* begin *
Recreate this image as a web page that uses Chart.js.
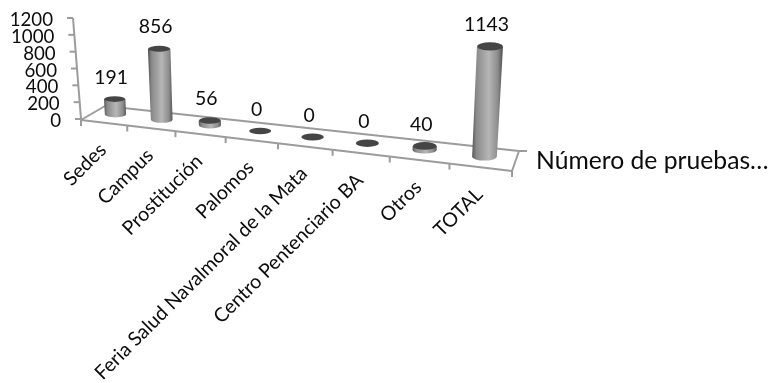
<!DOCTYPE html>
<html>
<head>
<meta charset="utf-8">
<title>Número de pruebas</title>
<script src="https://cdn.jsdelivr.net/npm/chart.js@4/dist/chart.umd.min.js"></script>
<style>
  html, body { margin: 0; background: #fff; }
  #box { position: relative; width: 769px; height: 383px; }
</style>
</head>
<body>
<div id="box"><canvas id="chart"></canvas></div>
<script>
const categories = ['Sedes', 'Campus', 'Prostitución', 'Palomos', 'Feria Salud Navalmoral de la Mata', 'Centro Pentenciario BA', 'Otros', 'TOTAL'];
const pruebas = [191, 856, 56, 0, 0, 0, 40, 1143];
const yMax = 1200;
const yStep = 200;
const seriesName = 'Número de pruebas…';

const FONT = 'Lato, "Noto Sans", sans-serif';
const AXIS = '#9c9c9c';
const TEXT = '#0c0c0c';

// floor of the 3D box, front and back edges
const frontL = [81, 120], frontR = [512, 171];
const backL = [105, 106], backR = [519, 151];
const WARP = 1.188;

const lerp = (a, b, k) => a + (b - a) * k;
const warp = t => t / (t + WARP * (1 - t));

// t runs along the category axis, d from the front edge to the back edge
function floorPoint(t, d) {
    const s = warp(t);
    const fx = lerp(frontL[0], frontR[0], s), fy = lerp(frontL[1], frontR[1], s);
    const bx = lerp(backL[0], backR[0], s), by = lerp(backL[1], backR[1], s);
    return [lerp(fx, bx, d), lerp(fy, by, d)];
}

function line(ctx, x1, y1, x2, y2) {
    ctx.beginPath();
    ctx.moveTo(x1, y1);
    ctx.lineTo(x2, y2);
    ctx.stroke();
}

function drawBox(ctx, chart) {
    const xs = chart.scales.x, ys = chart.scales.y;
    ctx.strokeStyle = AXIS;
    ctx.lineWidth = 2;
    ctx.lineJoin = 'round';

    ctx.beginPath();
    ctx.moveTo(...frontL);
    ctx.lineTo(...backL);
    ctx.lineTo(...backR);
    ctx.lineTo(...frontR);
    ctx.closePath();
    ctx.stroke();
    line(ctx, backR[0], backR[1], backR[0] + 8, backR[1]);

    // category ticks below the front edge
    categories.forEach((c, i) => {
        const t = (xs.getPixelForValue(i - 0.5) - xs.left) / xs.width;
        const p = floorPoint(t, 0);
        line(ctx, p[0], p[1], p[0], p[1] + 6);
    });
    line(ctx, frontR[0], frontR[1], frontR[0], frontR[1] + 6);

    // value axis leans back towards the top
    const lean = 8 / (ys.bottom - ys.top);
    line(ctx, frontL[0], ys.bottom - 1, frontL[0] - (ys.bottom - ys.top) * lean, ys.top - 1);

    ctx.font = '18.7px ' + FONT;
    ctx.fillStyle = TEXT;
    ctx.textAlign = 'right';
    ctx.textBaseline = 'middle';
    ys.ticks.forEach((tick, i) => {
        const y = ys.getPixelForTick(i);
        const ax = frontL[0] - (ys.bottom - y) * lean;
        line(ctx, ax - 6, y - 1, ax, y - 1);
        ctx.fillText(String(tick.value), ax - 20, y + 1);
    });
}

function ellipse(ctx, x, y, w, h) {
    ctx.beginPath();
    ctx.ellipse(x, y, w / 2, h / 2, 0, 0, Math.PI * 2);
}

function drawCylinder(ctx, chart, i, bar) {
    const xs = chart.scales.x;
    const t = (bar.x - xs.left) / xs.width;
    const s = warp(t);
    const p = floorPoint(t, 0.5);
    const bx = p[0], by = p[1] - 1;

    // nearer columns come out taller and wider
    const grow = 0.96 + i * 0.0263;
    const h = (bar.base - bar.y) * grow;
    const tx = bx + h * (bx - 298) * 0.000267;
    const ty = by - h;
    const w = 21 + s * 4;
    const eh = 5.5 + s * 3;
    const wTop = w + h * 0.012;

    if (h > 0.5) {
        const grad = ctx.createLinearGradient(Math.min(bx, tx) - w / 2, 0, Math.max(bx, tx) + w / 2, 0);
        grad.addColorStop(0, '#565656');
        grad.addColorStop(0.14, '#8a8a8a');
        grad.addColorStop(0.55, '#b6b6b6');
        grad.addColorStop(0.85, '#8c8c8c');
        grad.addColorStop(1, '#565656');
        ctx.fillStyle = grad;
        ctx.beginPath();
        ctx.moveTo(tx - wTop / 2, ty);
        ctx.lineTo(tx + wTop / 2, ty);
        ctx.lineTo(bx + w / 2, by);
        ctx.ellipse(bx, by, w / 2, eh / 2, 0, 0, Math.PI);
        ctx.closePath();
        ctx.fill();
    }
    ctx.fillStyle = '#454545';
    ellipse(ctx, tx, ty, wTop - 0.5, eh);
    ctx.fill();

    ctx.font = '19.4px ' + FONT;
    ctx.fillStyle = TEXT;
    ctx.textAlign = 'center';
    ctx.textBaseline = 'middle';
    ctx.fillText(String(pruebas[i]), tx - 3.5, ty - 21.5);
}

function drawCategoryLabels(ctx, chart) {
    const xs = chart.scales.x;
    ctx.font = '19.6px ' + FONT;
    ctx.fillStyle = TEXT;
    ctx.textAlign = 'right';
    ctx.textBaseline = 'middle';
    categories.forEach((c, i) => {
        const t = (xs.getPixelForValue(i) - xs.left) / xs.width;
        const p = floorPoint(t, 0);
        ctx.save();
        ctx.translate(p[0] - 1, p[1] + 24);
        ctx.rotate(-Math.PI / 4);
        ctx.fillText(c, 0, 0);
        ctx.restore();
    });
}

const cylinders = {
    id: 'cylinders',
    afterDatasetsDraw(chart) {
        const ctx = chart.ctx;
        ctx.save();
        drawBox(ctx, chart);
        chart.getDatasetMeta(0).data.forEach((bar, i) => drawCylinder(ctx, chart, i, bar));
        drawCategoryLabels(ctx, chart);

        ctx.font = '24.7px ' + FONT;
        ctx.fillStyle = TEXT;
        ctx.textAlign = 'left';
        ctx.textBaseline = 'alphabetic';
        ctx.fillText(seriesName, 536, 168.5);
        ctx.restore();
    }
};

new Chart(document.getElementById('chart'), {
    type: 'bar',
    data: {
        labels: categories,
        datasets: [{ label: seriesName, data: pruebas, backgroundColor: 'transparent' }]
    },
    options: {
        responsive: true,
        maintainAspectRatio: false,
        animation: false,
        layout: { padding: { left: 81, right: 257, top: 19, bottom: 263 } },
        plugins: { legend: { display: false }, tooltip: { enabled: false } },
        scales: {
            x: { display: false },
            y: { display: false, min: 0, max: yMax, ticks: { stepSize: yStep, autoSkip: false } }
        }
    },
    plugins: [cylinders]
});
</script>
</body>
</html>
* end *
Transcribe all of the material exactly, leaving out whatever pictures it contains.

Recreate this image as a web page that uses Chart.js.
<!DOCTYPE html>
<html>
<head>
<meta charset="utf-8">
<title>Número de pruebas</title>
<script src="https://cdn.jsdelivr.net/npm/chart.js@4/dist/chart.umd.min.js"></script>
<style>
  html, body { margin: 0; background: #fff; }
  #box { position: relative; width: 769px; height: 383px; }
</style>
</head>
<body>
<div id="box"><canvas id="chart"></canvas></div>
<script>
const categories = ['Sedes', 'Campus', 'Prostitución', 'Palomos', 'Feria Salud Navalmoral de la Mata', 'Centro Pentenciario BA', 'Otros', 'TOTAL'];
const pruebas = [191, 856, 56, 0, 0, 0, 40, 1143];
const yMax = 1200;
const yStep = 200;
const seriesName = 'Número de pruebas…';

const FONT = 'Lato, "Noto Sans", sans-serif';
const AXIS = '#9c9c9c';
const TEXT = '#0c0c0c';

// floor of the 3D box, front and back edges
const frontL = [81, 120], frontR = [512, 171];
const backL = [105, 106], backR = [519, 151];
const WARP = 1.188;

const lerp = (a, b, k) => a + (b - a) * k;
const warp = t => t / (t + WARP * (1 - t));

// t runs along the category axis, d from the front edge to the back edge
function floorPoint(t, d) {
    const s = warp(t);
    const fx = lerp(frontL[0], frontR[0], s), fy = lerp(frontL[1], frontR[1], s);
    const bx = lerp(backL[0], backR[0], s), by = lerp(backL[1], backR[1], s);
    return [lerp(fx, bx, d), lerp(fy, by, d)];
}

function line(ctx, x1, y1, x2, y2) {
    ctx.beginPath();
    ctx.moveTo(x1, y1);
    ctx.lineTo(x2, y2);
    ctx.stroke();
}

function drawBox(ctx, chart) {
    const xs = chart.scales.x, ys = chart.scales.y;
    ctx.strokeStyle = AXIS;
    ctx.lineWidth = 2;
    ctx.lineJoin = 'round';

    ctx.beginPath();
    ctx.moveTo(...frontL);
    ctx.lineTo(...backL);
    ctx.lineTo(...backR);
    ctx.lineTo(...frontR);
    ctx.closePath();
    ctx.stroke();
    line(ctx, backR[0], backR[1], backR[0] + 8, backR[1]);

    // category ticks below the front edge
    categories.forEach((c, i) => {
        const t = (xs.getPixelForValue(i - 0.5) - xs.left) / xs.width;
        const p = floorPoint(t, 0);
        line(ctx, p[0], p[1], p[0], p[1] + 6);
    });
    line(ctx, frontR[0], frontR[1], frontR[0], frontR[1] + 6);

    // value axis leans back towards the top
    const lean = 8 / (ys.bottom - ys.top);
    line(ctx, frontL[0], ys.bottom - 1, frontL[0] - (ys.bottom - ys.top) * lean, ys.top - 1);

    ctx.font = '18.7px ' + FONT;
    ctx.fillStyle = TEXT;
    ctx.textAlign = 'right';
    ctx.textBaseline = 'middle';
    ys.ticks.forEach((tick, i) => {
        const y = ys.getPixelForTick(i);
        const ax = frontL[0] - (ys.bottom - y) * lean;
        line(ctx, ax - 6, y - 1, ax, y - 1);
        ctx.fillText(String(tick.value), ax - 20, y + 1);
    });
}

function ellipse(ctx, x, y, w, h) {
    ctx.beginPath();
    ctx.ellipse(x, y, w / 2, h / 2, 0, 0, Math.PI * 2);
}

function drawCylinder(ctx, chart, i, bar) {
    const xs = chart.scales.x;
    const t = (bar.x - xs.left) / xs.width;
    const s = warp(t);
    const p = floorPoint(t, 0.5);
    const bx = p[0], by = p[1] - 1;

    // nearer columns come out taller and wider
    const grow = 0.96 + i * 0.0263;
    const h = (bar.base - bar.y) * grow;
    const tx = bx + h * (bx - 298) * 0.000267;
    const ty = by - h;
    const w = 21 + s * 4;
    const eh = 5.5 + s * 3;
    const wTop = w + h * 0.012;

    if (h > 0.5) {
        const grad = ctx.createLinearGradient(Math.min(bx, tx) - w / 2, 0, Math.max(bx, tx) + w / 2, 0);
        grad.addColorStop(0, '#565656');
        grad.addColorStop(0.14, '#8a8a8a');
        grad.addColorStop(0.55, '#b6b6b6');
        grad.addColorStop(0.85, '#8c8c8c');
        grad.addColorStop(1, '#565656');
        ctx.fillStyle = grad;
        ctx.beginPath();
        ctx.moveTo(tx - wTop / 2, ty);
        ctx.lineTo(tx + wTop / 2, ty);
        ctx.lineTo(bx + w / 2, by);
        ctx.ellipse(bx, by, w / 2, eh / 2, 0, 0, Math.PI);
        ctx.closePath();
        ctx.fill();
    }
    ctx.fillStyle = '#454545';
    ellipse(ctx, tx, ty, wTop - 0.5, eh);
    ctx.fill();

    ctx.font = '19.4px ' + FONT;
    ctx.fillStyle = TEXT;
    ctx.textAlign = 'center';
    ctx.textBaseline = 'middle';
    ctx.fillText(String(pruebas[i]), tx - 3.5, ty - 21.5);
}

function drawCategoryLabels(ctx, chart) {
    const xs = chart.scales.x;
    ctx.font = '19.6px ' + FONT;
    ctx.fillStyle = TEXT;
    ctx.textAlign = 'right';
    ctx.textBaseline = 'middle';
    categories.forEach((c, i) => {
        const t = (xs.getPixelForValue(i) - xs.left) / xs.width;
        const p = floorPoint(t, 0);
        ctx.save();
        ctx.translate(p[0] - 1, p[1] + 24);
        ctx.rotate(-Math.PI / 4);
        ctx.fillText(c, 0, 0);
        ctx.restore();
    });
}

const cylinders = {
    id: 'cylinders',
    afterDatasetsDraw(chart) {
        const ctx = chart.ctx;
        ctx.save();
        drawBox(ctx, chart);
        chart.getDatasetMeta(0).data.forEach((bar, i) => drawCylinder(ctx, chart, i, bar));
        drawCategoryLabels(ctx, chart);

        ctx.font = '24.7px ' + FONT;
        ctx.fillStyle = TEXT;
        ctx.textAlign = 'left';
        ctx.textBaseline = 'alphabetic';
        ctx.fillText(seriesName, 536, 168.5);
        ctx.restore();
    }
};

new Chart(document.getElementById('chart'), {
    type: 'bar',
    data: {
        labels: categories,
        datasets: [{ label: seriesName, data: pruebas, backgroundColor: 'transparent' }]
    },
    options: {
        responsive: true,
        maintainAspectRatio: false,
        animation: false,
        layout: { padding: { left: 81, right: 257, top: 19, bottom: 263 } },
        plugins: { legend: { display: false }, tooltip: { enabled: false } },
        scales: {
            x: { display: false },
            y: { display: false, min: 0, max: yMax, ticks: { stepSize: yStep, autoSkip: false } }
        }
    },
    plugins: [cylinders]
});
</script>
</body>
</html>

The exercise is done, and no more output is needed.